In the UK the use of nominee companies to hold interests in shares has become far more widespread in recent years. The previous legislation did not contemplate this and only gave statutory information rights to the legal (record) owner of the shares, being the nominee companies. Accordingly, the beneficial owners were sometimes missing out on important information. Changes in the Companies Act 2006 provide for greater information flow to the beneficial holders of shares. The holder of beneficial interests in traded companies (i.e., companies traded on a regulated market, such as the London Stock Exchange) will have the right to receive information in relation to their interests directly from the issuer. For non-traded issuers, where the company's constitution so allows, nominated beneficiaries will also be given access to key information. In the U.S., beneficial shareholders in corporations, both private and public, are generally entitled to the same information as record holders.

Directors

As in the U.S., the general duties of directors have, until now, generally been a matter of common law in the United Kingdom. The law in the UK is being expressed in specific statutory requirements. Under the Companies Act 2006, directors' duties will be codified in one place, including duties to promote the success of the company for the benefit of its members. The Companies Act 2006 sets out matters that directors have to consider, including newly articulated principles such as "the need to foster the company's business relationships with suppliers, customers and others" and having regard to "the impact of the company's operation on the community and the environment." In the U.S., these are stakeholder statutes and are in effect in a number of states, although not in Delaware. We are advising our UK clients that in interpreting and applying the duties as set out in the legislation, previous common law rules and equitable principles must still be taken into account. The GC100, the UK's panel of leading General Counsel, has recently issued best practices as to how to address these changes, which come into force in October 2007.

There have been a number of recent changes in corporate law allowing UK companies to protect their directors from litigation using indemnities. These changes have been particularly important in many cases for non-executive directors, perhaps taking on a part time role, and are in the context of a more litigious culture in the UK. In the U.S., of course, this has long been the case.

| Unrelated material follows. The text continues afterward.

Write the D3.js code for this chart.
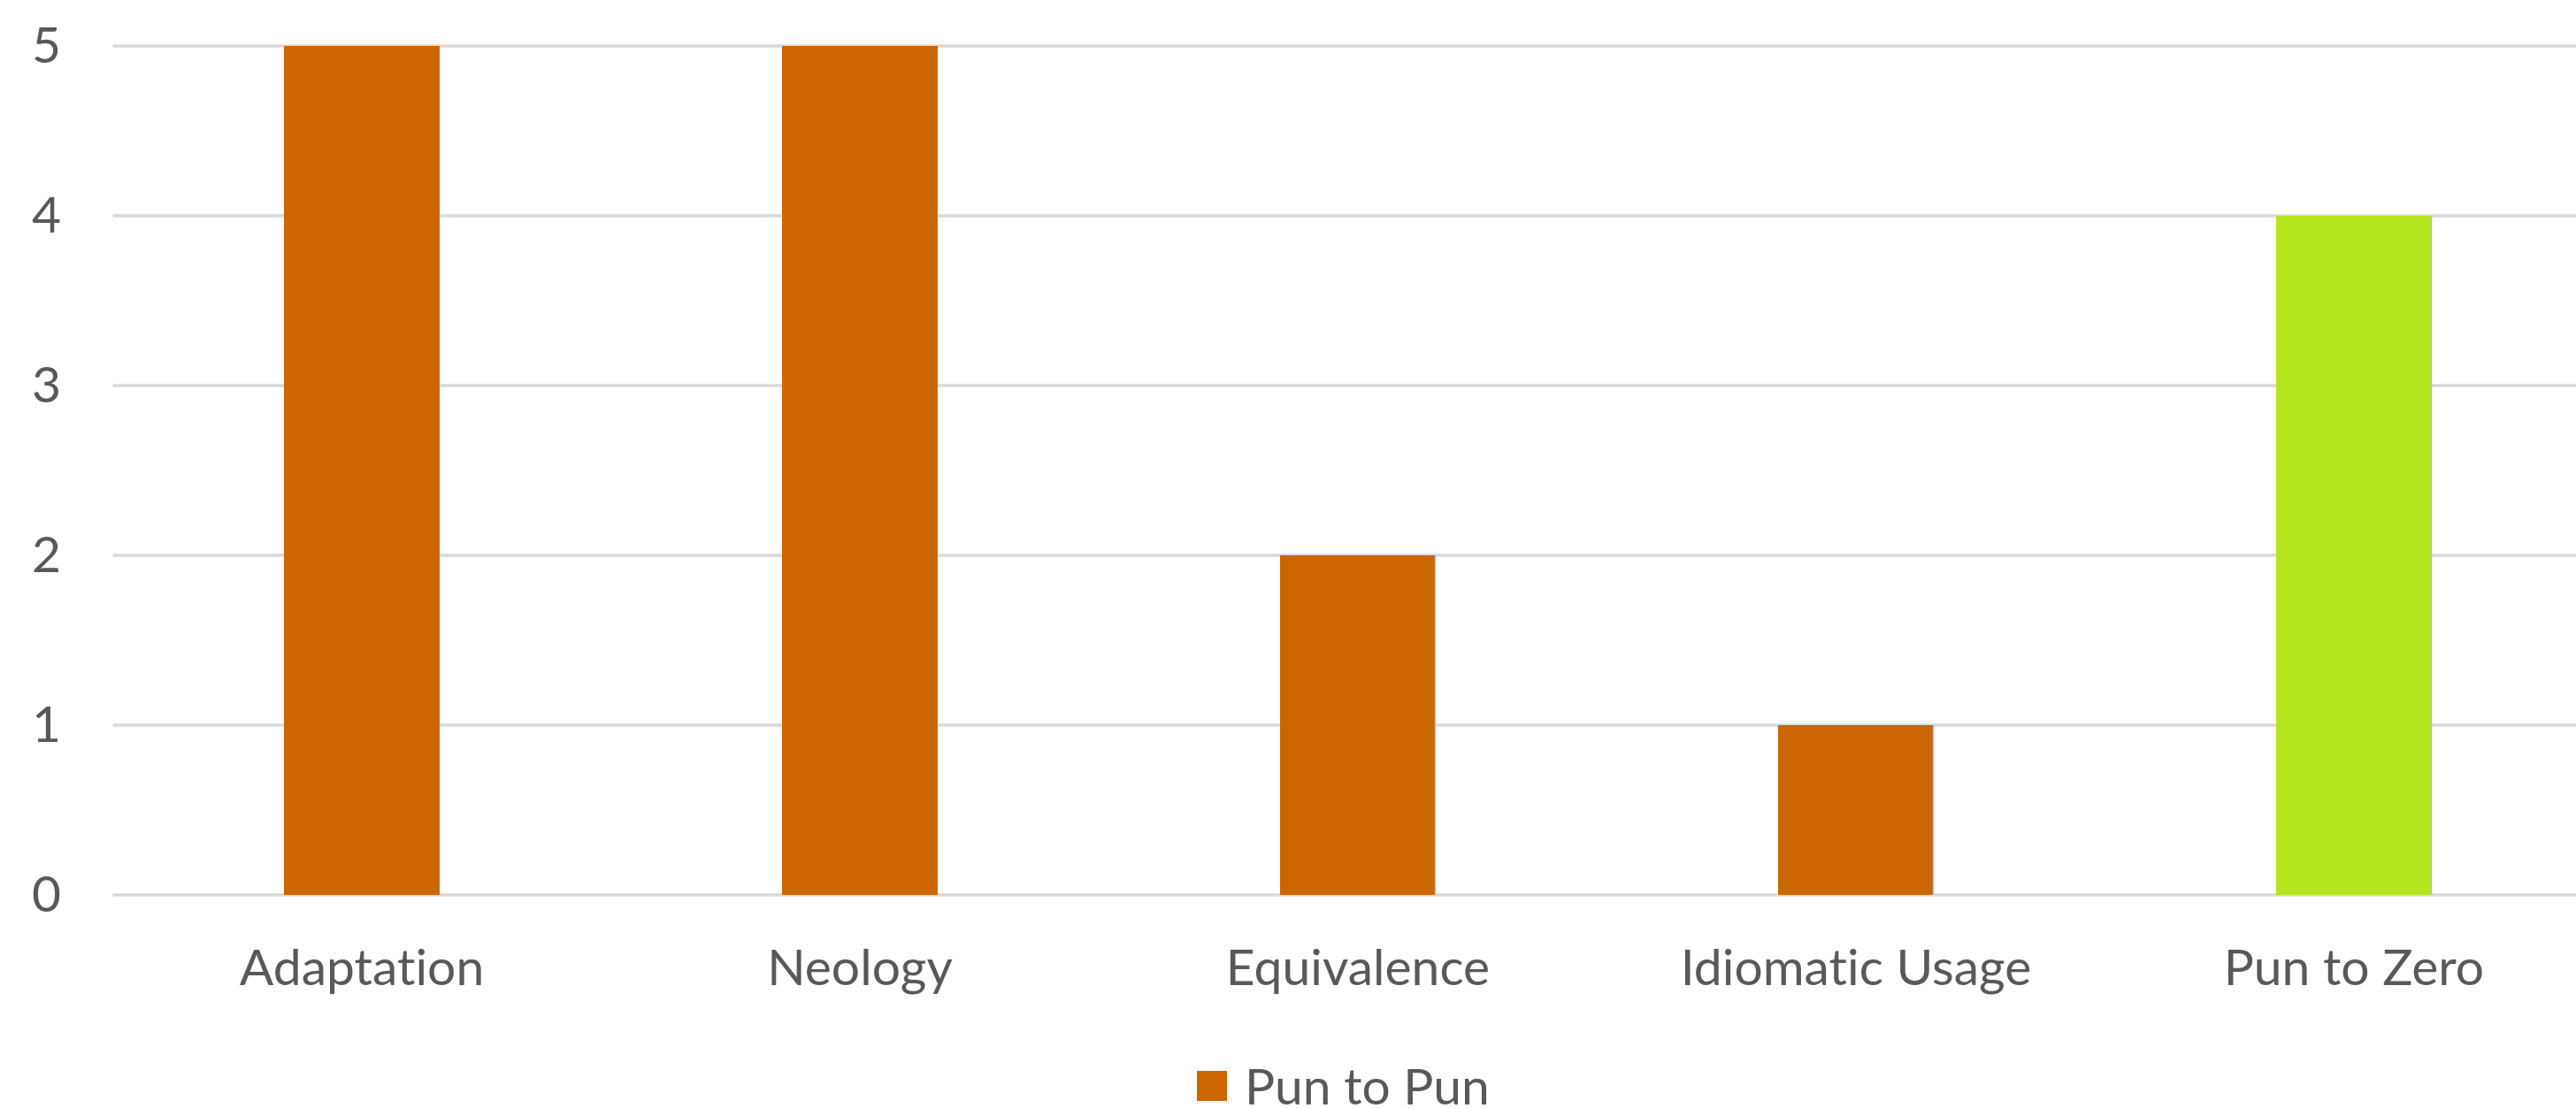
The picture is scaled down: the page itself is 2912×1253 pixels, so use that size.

The Companies Act 2006 also sets out how directors of UK companies can be brought to account. For the first time, English legislation states how shareholders can bring a claim for negligence, breach of duty, default or breach of trust, by a director. This is important because bringing a delinquent director to account has been greatly hindered in the past by the rule that the directors' duties are owed to the company as a whole and therefore usually only the company (i.e., the board) was able to take action following breach of a director's duty. Previously, shareholders could institute suit only in exceptional circumstances. There has been a good deal of recent controversy in the UK as to whether the codification of this existing possibility is going to open the floodgates to a huge number of actions. Our view is, however, robust on this point. The Court's consent will need to be obtained before bringing a claim and this should limit the number of actions brought by shareholders. The Companies Act 2006 requires the Court to refuse permission to bring a claim if it determines that a person acting to promote the success of the company would not bring the action, if there is bad faith and if the matter or thing has been ratified by a majority of the shareholders. In the U.S., derivative actions have long been the culture.

Financial Assistance

For generations, a big part of the UK corporate law landscape has been the prohibition on financial assistance. This is a rule whereby if a person or a corporation is acquiring shares in a company it is not lawful for the company or its UK subsidiaries to give financial assistance directly or indirectly for the purpose of that acquisition. For example, it has been unlawful in the UK for a target company effectively to support its own acquisition by allowing its assets to be pledged to the acquirer's bank, without appropriate structuring. However, there has long been a procedure whereby financial assistance for private, unlisted targets is permitted, provided that certain shareholder resolutions and auditors certificates are provided. This "whitewash procedure" has meant that financial assistance for the acquisition of private companies was in fact possible, provided that one went to the expense and difficulty of going through the whitewash procedure. The Companies Act 2006 abolishes financial assistance so far as it applies to private companies - a significant change in the UK. In both the U.S. and UK, leverage has long been an essential element in the M&A marketplace. The changes in UK law will remove the need for a procedure which often had to be followed to allow leverage to go ahead.